Repeat - simplistic. In bull markets many mining companies with highly educated technical people have utterly failed. Demonstrable fact. Excellent ore body is required first and foremost and not all orebodies are alike. Money comes second because I can get money if I have an excellent orebody. Something isn't good enough when it comes to a Bankable Feasibility Study and getting Rothschilds, Barclays, Bank of Hong Kong (James Capel) to rustle up financing. Possibilities ain't producing mines.

The record shows that most geologists can't manage a property past the promotion stage. Barrick, Corona, TVX, etc., succeeded because of financial people - not technical people.

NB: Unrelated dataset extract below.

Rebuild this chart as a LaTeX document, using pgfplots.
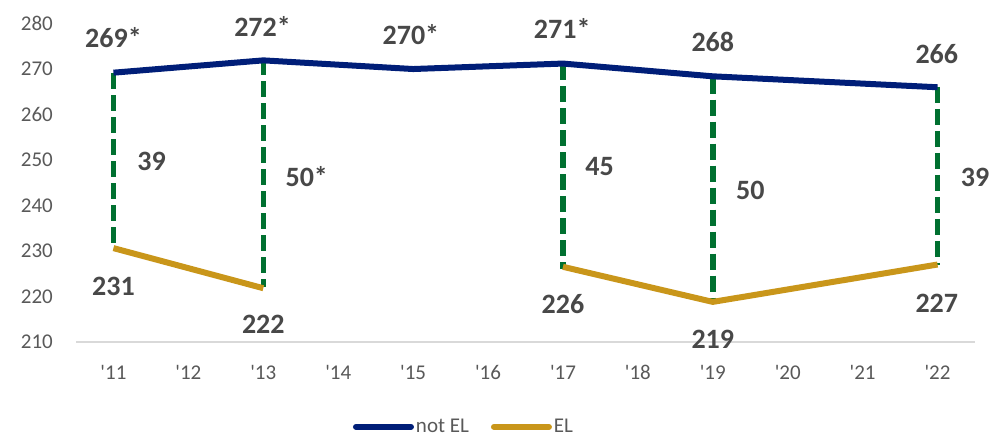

If silver breaks $10, gold $500 is a straw man logical construct. Set assumption as a given then second assumption is a proven. Sorry, not valid logical construct to assume assumption is a given.

If you assume to be right on AG and AU price forecasts then don't take risks that companies will succeed - go straight to commodities trading via options on futures. You will get all the leverage with reduced risk, full control and immediate gratification.

BTW, Asians did much better putting their money in BC real estate than in gold. RE up 30-40% in the past five years - gold flat to down and Asians could by owning RE, send kids to BC to get English language education for free. RE proved to be vastly superior investment for Asian money. I'm there.

Re: coffee. Central Banks weren't interested in shorting coffee to keep its price down to make currencies "as good as gold." Sorry, coffee analogy not comparable. Remember when sugar inventory got to record lows - took ten years to record sugar price rise. Why? Cuban blockade. US interests sponsored Idaho beet sugar to clobber Castro. Lesson - don't fight city hall.

Alan, I mean personally acquainted - pound rocks - prospect - mine - finance - Direct - promote.

Re: Barney - how come Barrick and Freeport "instantly knew," as published in Canadian newspapers yesterday, Bre-X to be a fraud but market was unaware. Public's record is dismal. You might be amazed at what actually transpires within the industry that you would never know without working within.